Documentary visits high-command offspring in HITLER'S CHILDREN

The Israeli film will be released on DVD April 2.

James Plath's picture
James
Plath

The ultimate where-are-they-now investigation, or sins-of-the-fathers story?

March 6th, 2013 (NY, NY) – Film Movement, the distributor of award-winning independent and foreign films, announced today that the Israeli documentary HITLER’S CHILDREN will be released on DVD on April 2nd, 2013 in the United States and Canada. This powerful and mesmerizing film, about the descendants of top Nazi officials, chronicles their daily struggles against the reality of their ancestors’ pasts. HITLER’S CHILDREN is in German, English and Hebrew with English subtitles.

All Film Movement DVD releases include a short film—this month’s selection, KUN 65, is from director Tal Haim Yoffe. In this documentary, a painting found on the street leads the filmmaker on an inspirational journey from Israel to Budapest while revealing the fascinating personal history of the painter, a holocaust survivor.

The DVD will be available at Film Movement (www.filmmovement.com) and through major retailers such as Amazon, Netflix and Passion River Films.

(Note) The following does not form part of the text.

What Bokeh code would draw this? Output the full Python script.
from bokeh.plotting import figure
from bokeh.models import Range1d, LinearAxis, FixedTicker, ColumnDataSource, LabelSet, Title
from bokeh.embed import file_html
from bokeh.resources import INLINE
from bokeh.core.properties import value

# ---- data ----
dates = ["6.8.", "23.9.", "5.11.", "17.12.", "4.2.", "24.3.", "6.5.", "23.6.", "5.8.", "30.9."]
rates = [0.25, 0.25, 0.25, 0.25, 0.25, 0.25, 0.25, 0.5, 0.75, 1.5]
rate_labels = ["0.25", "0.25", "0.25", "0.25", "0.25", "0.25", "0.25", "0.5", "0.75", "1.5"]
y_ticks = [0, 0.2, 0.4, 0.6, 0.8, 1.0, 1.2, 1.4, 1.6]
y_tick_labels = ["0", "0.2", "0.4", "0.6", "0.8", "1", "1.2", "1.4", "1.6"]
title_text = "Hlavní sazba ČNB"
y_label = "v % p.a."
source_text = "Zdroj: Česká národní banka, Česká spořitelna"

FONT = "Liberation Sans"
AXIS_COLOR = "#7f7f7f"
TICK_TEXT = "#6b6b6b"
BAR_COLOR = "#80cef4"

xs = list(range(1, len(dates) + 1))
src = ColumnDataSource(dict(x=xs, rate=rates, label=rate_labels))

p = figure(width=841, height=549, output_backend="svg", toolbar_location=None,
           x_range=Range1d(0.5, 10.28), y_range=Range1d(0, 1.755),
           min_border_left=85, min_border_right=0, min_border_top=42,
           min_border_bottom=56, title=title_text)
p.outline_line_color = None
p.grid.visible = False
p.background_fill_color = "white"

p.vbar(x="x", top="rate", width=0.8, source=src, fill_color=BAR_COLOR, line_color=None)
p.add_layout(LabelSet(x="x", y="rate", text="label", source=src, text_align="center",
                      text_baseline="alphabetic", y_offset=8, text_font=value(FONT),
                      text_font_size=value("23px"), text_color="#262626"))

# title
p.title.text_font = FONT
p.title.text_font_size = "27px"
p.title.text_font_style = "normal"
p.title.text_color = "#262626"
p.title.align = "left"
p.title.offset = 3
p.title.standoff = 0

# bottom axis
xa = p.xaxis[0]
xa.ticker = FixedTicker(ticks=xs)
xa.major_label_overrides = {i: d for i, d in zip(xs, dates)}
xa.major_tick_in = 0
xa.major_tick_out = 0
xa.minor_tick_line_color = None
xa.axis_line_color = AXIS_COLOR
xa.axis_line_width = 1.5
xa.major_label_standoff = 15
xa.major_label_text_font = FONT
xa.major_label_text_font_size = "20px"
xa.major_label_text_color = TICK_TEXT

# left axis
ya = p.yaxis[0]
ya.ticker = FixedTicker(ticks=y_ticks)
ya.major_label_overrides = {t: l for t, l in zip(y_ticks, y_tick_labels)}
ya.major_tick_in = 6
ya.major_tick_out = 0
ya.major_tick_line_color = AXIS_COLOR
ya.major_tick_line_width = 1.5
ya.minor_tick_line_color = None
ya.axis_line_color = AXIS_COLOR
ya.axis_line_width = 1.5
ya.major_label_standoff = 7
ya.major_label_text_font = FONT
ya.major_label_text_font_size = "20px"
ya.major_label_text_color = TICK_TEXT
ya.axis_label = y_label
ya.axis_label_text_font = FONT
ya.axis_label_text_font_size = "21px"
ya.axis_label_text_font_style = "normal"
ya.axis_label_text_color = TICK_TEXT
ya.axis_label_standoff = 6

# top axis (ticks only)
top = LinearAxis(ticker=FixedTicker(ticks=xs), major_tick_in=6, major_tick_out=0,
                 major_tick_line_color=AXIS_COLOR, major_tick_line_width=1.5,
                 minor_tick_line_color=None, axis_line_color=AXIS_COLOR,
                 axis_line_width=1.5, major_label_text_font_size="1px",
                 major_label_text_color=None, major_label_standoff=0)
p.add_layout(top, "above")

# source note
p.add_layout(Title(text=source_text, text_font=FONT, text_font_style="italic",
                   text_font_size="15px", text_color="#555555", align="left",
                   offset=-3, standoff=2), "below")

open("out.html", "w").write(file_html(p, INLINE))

Accolades for HITLER'S CHILDREN:
“As fascinating as it is provocative!” - Doris Toumarkine, Film Journal International

“Compelling! Hitler's Children looks at the present in order to redefine the evil epoch of the past, and to find a hopeful future devoid of such hatred and destruction.” - Nick McCarthy, Slant Magazine

Synopsis:
Adolf Hitler did not have children, but what of the families of Adolf Eichmann, Hermann Göring, Heinrich Himmler and Hans Frank, to name a few? What is it like for the descendants of these top Nazi officials to deal with the legacy left behind by their notorious families? HITLER’S CHILDREN introduces us to the children, grandchildren and nieces and nephews of these infamous men. Among them Niklas Frank, son of Hans Frank and godson of Hitler, who despises his father’s past so much that he has spent his entire adult life researching and writing negatively about him, often touring around Germany to lecture against his father and the Nazi regime. And Bettina Göring, the great-niece of Hitler’s second in command, Hermann Göring, who lives in voluntary exile in Santa Fe, NM and together with her brother decided to get sterilized so as to not pass on the Göring name or blood.

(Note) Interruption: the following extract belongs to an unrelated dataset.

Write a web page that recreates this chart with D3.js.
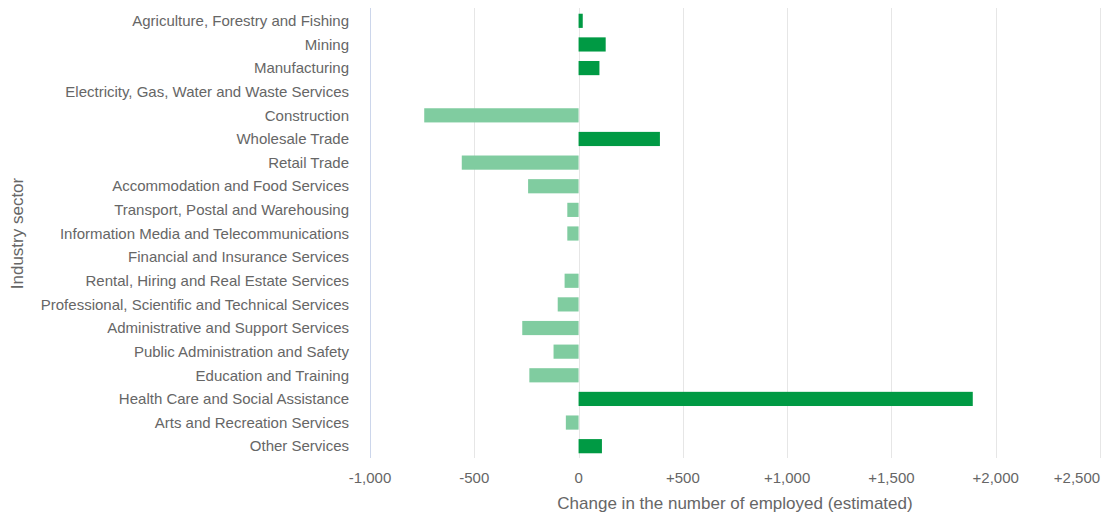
<!DOCTYPE html>
<html>
<head>
<meta charset="utf-8">
<script src="https://cdn.jsdelivr.net/npm/d3@7"></script>
<style>
  body { margin: 0; background: #fff; }
  text { font-family: "Liberation Sans", Arial, sans-serif; }
</style>
</head>
<body>
<script>
// Industry sectors, top to bottom
var sectors = [
  'Agriculture, Forestry and Fishing',
  'Mining',
  'Manufacturing',
  'Electricity, Gas, Water and Waste Services',
  'Construction',
  'Wholesale Trade',
  'Retail Trade',
  'Accommodation and Food Services',
  'Transport, Postal and Warehousing',
  'Information Media and Telecommunications',
  'Financial and Insurance Services',
  'Rental, Hiring and Real Estate Services',
  'Professional, Scientific and Technical Services',
  'Administrative and Support Services',
  'Public Administration and Safety',
  'Education and Training',
  'Health Care and Social Assistance',
  'Arts and Recreation Services',
  'Other Services'
];

// Estimated change in employed
var changes = [20, 130, 100, 0, -740, 390, -560, -242, -54, -54, 0, -67, -100, -270, -120, -236, 1890, -61, 112];

var xTicks = [-1000, -500, 0, 500, 1000, 1500, 2000, 2500];

var W = 1103, H = 515;
var margin = {top: 9, right: 3, bottom: 57, left: 370};

var svg = d3.select('body').append('svg')
  .attr('width', W)
  .attr('height', H);

var x = d3.scaleLinear()
  .domain([-1000, 2500])
  .range([margin.left, W - margin.right]);

var y = d3.scaleBand()
  .domain(sectors)
  .range([margin.top, H - margin.bottom])
  .paddingInner(0.4)
  .paddingOuter(0.2);

// gridlines
svg.append('g')
  .selectAll('line')
  .data(xTicks)
  .enter().append('line')
  .attr('x1', function(d) { return Math.round(x(d)) + 0.5; })
  .attr('x2', function(d) { return Math.round(x(d)) + 0.5; })
  .attr('y1', margin.top - 1)
  .attr('y2', H - margin.bottom)
  .attr('stroke', function(d) { return d === -1000 ? '#ccd6eb' : '#e6e6e6'; })
  .attr('stroke-width', 1);

// bars
var data = sectors.map(function(s, i) { return {sector: s, value: changes[i]}; });

svg.append('g')
  .selectAll('rect')
  .data(data)
  .enter().append('rect')
  .attr('x', function(d) { return x(Math.min(0, d.value)); })
  .attr('y', function(d) { return y(d.sector); })
  .attr('width', function(d) { return Math.abs(x(d.value) - x(0)); })
  .attr('height', y.bandwidth())
  .attr('fill', function(d) { return d.value >= 0 ? '#009a44' : '#80cca0'; });

// category labels
svg.append('g')
  .selectAll('text')
  .data(sectors)
  .enter().append('text')
  .attr('x', 349)
  .attr('y', function(d) { return y(d) + y.bandwidth() / 2; })
  .attr('dy', '0.35em')
  .attr('text-anchor', 'end')
  .attr('font-size', 15)
  .attr('fill', '#666')
  .text(function(d) { return d; });

// x tick labels
var fmt = d3.format(',');
svg.append('g')
  .selectAll('text')
  .data(xTicks)
  .enter().append('text')
  .attr('x', function(d) { return d === 2500 ? x(d) - 23 : x(d); })
  .attr('y', 483)
  .attr('text-anchor', 'middle')
  .attr('font-size', 15)
  .attr('fill', '#666')
  .text(function(d) { return (d > 0 ? '+' : '') + fmt(d).replace('−', '-'); });

// axis titles
svg.append('text')
  .attr('x', (margin.left + W - margin.right) / 2)
  .attr('y', 509)
  .attr('text-anchor', 'middle')
  .attr('font-size', 17)
  .attr('fill', '#666')
  .text('Change in the number of employed (estimated)');

svg.append('text')
  .attr('transform', 'translate(23,' + ((margin.top + H - margin.bottom) / 2) + ') rotate(-90)')
  .attr('text-anchor', 'middle')
  .attr('font-size', 17)
  .attr('fill', '#666')
  .text('Industry sector');
</script>
</body>
</html>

These, and many others, discuss how they have coped with the fact that their last name alone immediately raises images of murder and genocide; and how they have reached a balance between the natural admiration and affection children feel towards their parents, and their innate revulsion of their crimes. Some have been more successful than others at achieving that balance, but each bares, for the first time, the scars that their legacy has left them.

Imbd lists HITLER'S CHILDREN as having a 59-minute run-time, while the this release lists it as 80 minutes in German, English and Hebrew with English subtitles, so apparently outtakes were added.

 

HITLER'S CHILDREN won the audience award at The Boston Jewish Film Festival and Best Documentary at the Warsaw International Film Festival.